Should Colleges Ask About Sexual Orientation?August 30, 2011 2 Comments
When students are filling out their admissions applications for college, I imagine one of their first thoughts is, “Will I get in?”
But while some students dread the letter that tells them whether they will be accepted or not, others may feel anxious over whether or not they’ll be accepted by their peers based on their gender identity or sexual orientation.
In an effort to ease the fears of these students, Elmhurst College is now inviting applicants to disclose their sexual orientation. Prospective students can check off “yes,” “no,” or “prefer not to answer” when asked: “Would you consider yourself to be a member of the LGBT (lesbian, gay, bisexual, transgendered) community?”
Elmhurst is the first college to muster the courage to ask such a personal question on their applications and they have been “praised by gay rights activists” for doing so. Expressing an openness towards sexual diversity is certainly a good thing, but is it really an appropriate question to ask on an application?

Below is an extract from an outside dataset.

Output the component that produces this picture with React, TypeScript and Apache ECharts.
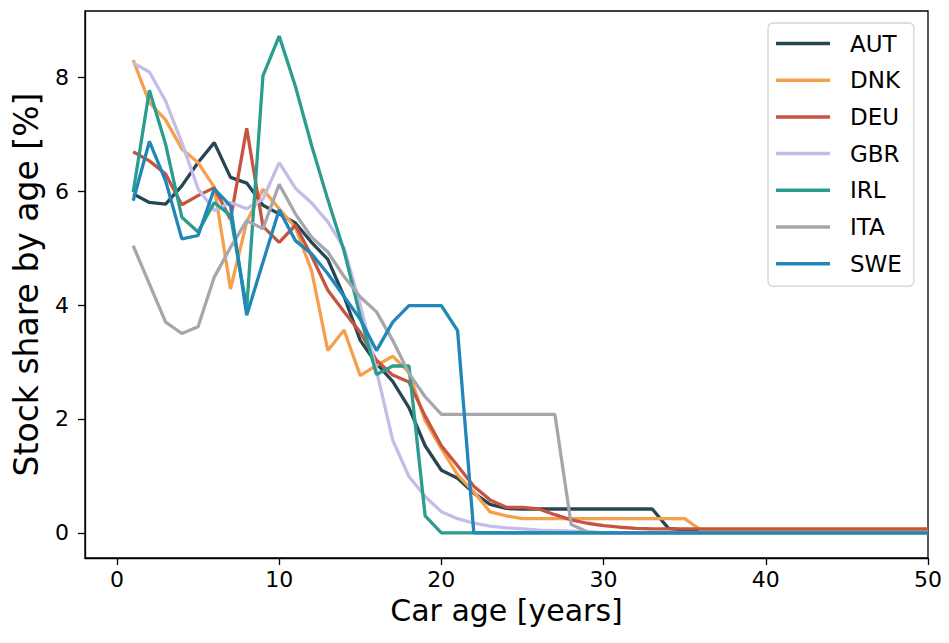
import React, { useEffect, useRef } from "react";
import * as echarts from "echarts";

const ages: number[] = Array.from({ length: 50 }, (_, i) => i + 1);

const countries = ["AUT", "DNK", "DEU", "GBR", "IRL", "ITA", "SWE"];

const AUT = [5.95, 5.8, 5.77, 6.09, 6.5, 6.85, 6.24, 6.14, 5.75, 5.6, 5.44, 5.1, 4.8, 4.15, 3.38, 2.97, 2.66, 2.2, 1.53, 1.1, 0.96, 0.7, 0.5, 0.43,
  0.42, 0.42, 0.42, 0.42, 0.42, 0.42, 0.42, 0.42, 0.42, 0.08,
  0.05, 0.05, 0.05, 0.05, 0.05, 0.05, 0.05, 0.05, 0.05, 0.05, 0.05, 0.05, 0.05, 0.05, 0.05, 0.05];
const DNK = [8.3, 7.55, 7.25, 6.74, 6.5, 6.07, 4.28, 5.46, 6.03, 5.69, 5.36, 4.6, 3.2, 3.56, 2.76, 2.94, 3.1, 2.82, 1.97, 1.48, 1.02, 0.72, 0.37, 0.3,
  0.25, 0.25, 0.25, 0.25, 0.25, 0.25, 0.25, 0.25, 0.25, 0.25, 0.25,
  0.05, 0.05, 0.05, 0.05, 0.05, 0.05, 0.05, 0.05, 0.05, 0.05, 0.05, 0.05, 0.05, 0.05, 0.05];
const DEU = [6.69, 6.53, 6.3, 5.76, 5.92, 6.06, 5.5, 7.1, 5.38, 5.1, 5.4, 4.86, 4.26, 3.88, 3.52, 3.03, 2.77, 2.65, 2.05, 1.53, 1.18, 0.82, 0.58, 0.45,
  0.45, 0.42, 0.32, 0.23, 0.17, 0.13, 0.1, 0.08,
  0.07, 0.07, 0.07, 0.07, 0.07, 0.07, 0.07, 0.07, 0.07, 0.07, 0.07, 0.07, 0.07, 0.07, 0.07, 0.07, 0.07, 0.07];
const GBR = [8.25, 8.09, 7.58, 6.85, 6.04, 5.66, 5.8, 5.69, 5.86, 6.5, 6.05, 5.79, 5.46, 5.0, 4.0, 2.85, 1.63, 0.99, 0.64, 0.37, 0.25, 0.17, 0.12, 0.09,
  0.07, 0.05, 0.04, 0.03, 0.02,
  0, 0, 0, 0, 0, 0, 0, 0, 0, 0, 0, 0, 0, 0, 0, 0, 0, 0, 0, 0, 0];
const IRL = [5.98, 7.77, 6.82, 5.54, 5.28, 5.8, 5.57, 3.95, 8.02, 8.72, 7.84, 6.8, 5.85, 4.95, 3.8, 2.78, 2.93, 2.93, 0.3,
  0, 0, 0, 0, 0, 0, 0, 0, 0, 0, 0, 0, 0, 0, 0, 0, 0, 0, 0, 0, 0, 0, 0, 0, 0, 0, 0, 0, 0, 0, 0, 0];
const ITA = [5.04, 4.37, 3.7, 3.5, 3.62, 4.49, 5.01, 5.48, 5.34, 6.12, 5.6, 5.19, 4.93, 4.5, 4.14, 3.88, 3.38, 2.8, 2.39, 2.08,
  2.08, 2.08, 2.08, 2.08, 2.08, 2.08, 2.08, 0.15, 0.02,
  0, 0, 0, 0, 0, 0, 0, 0, 0, 0, 0, 0, 0, 0, 0, 0, 0, 0, 0, 0, 0];
const SWE = [5.83, 6.87, 6.18, 5.16, 5.22, 6.04, 5.74, 3.82, 4.75, 5.67, 5.13, 4.9, 4.55, 4.15, 3.75, 3.2, 3.7, 3.99, 3.99, 3.99, 3.55,
  0, 0, 0, 0, 0, 0, 0, 0, 0, 0, 0, 0, 0, 0, 0, 0, 0, 0, 0, 0, 0, 0, 0, 0, 0, 0, 0, 0, 0];

const seriesValues = [AUT, DNK, DEU, GBR, IRL, ITA, SWE];
const colors = ["#264653", "#f4a04f", "#c55540", "#c5bde8", "#2a9d8f", "#a7a6ab", "#2187b8"];

const xTicks = [0, 10, 20, 30, 40, 50];
const yTicks = [0, 2, 4, 6, 8];

const FONT = "DejaVu Sans";

export default function App() {
  const ref = useRef<HTMLDivElement>(null);
  useEffect(() => {
    if (!ref.current) return;
    const chart = echarts.init(ref.current, undefined, { renderer: "svg" });
    chart.setOption({
      animation: false,
      backgroundColor: "#ffffff",
      grid: {
        left: 85,
        right: 21,
        top: 11,
        bottom: 85,
        show: true,
        borderColor: "#000000",
        borderWidth: 1.3,
        backgroundColor: "transparent",
      },
      legend: {
        orient: "vertical",
        left: 768,
        top: 23,
        padding: [9, 12, 11, 8],
        itemGap: 13.7,
        itemWidth: 54,
        itemHeight: 3.5,
        icon: "rect",
        backgroundColor: "rgba(255,255,255,0.8)",
        borderColor: "#d4d4d4",
        borderWidth: 1.3,
        borderRadius: 5,
        data: countries,
        textStyle: {
          fontFamily: FONT,
          fontSize: 23,
          lineHeight: 22,
          color: "#000",
          padding: [0, 0, 0, 15],
        },
      },
      xAxis: {
        type: "value",
        min: -1.97,
        max: 50,
        name: "Car age [years]",
        nameLocation: "middle",
        nameGap: 37,
        nameTextStyle: { fontFamily: FONT, fontSize: 30, color: "#000" },
        axisLine: { show: true, onZero: false, lineStyle: { color: "#000", width: 1.3 } },
        axisTick: { show: true, length: 7, lineStyle: { color: "#000", width: 1.3 }, customValues: xTicks },
        axisLabel: { fontFamily: FONT, fontSize: 22, color: "#000", margin: 10, customValues: xTicks },
        splitLine: { show: false },
      },
      yAxis: {
        type: "value",
        min: -0.44,
        max: 9.16,
        name: "Stock share by age [%]",
        nameLocation: "middle",
        nameRotate: 90,
        nameGap: 42,
        nameTextStyle: { fontFamily: FONT, fontSize: 33, color: "#000" },
        axisLine: { show: true, onZero: false, lineStyle: { color: "#000", width: 1.3 } },
        axisTick: { show: true, length: 7, lineStyle: { color: "#000", width: 1.3 }, customValues: yTicks },
        axisLabel: { fontFamily: FONT, fontSize: 22, color: "#000", margin: 16, customValues: yTicks },
        splitLine: { show: false },
      },
      series: countries.map((name, i) => ({
        name,
        type: "line",
        data: ages.map((a, j) => [a, seriesValues[i][j]]),
        showSymbol: false,
        symbol: "none",
        lineStyle: { color: colors[i], width: 3.3 },
        itemStyle: { color: colors[i] },
        z: 2 + i,
      })),
    });
    return () => chart.dispose();
  }, []);
  return (
    <div
      ref={ref}
      style={{ position: "absolute", left: 0, top: 0, width: 949, height: 643 }}
    />
  );
}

Gary Rold, the dean of admissions, believes that it will make LGBT students feel more comfortable about attending Elmhurst. Maybe. But it could also make them uncomfortable. Despite the “potential benefits,” the board members of the Common Application believe students will wrangle with the question and all of its implications, causing them stress and anxiety.
Although the college insists that the answer won’t affect whether the student will be granted admission, those that check “yes” will be eligible for enrichment scholarships, which are given to “underrepresented groups.” It’s a question that proves the college cares about diversity at all levels, but you have to wonder if it really has zero bearing on admissions.
Regardless of whether this question appears on college applications or not, it seems that students of various sexual orientations and gender identities should be welcomed with open arms to any college they choose to attend.
Having to ask the question in the first place shows us how far we still have to go to achieve acceptance and equality in schools.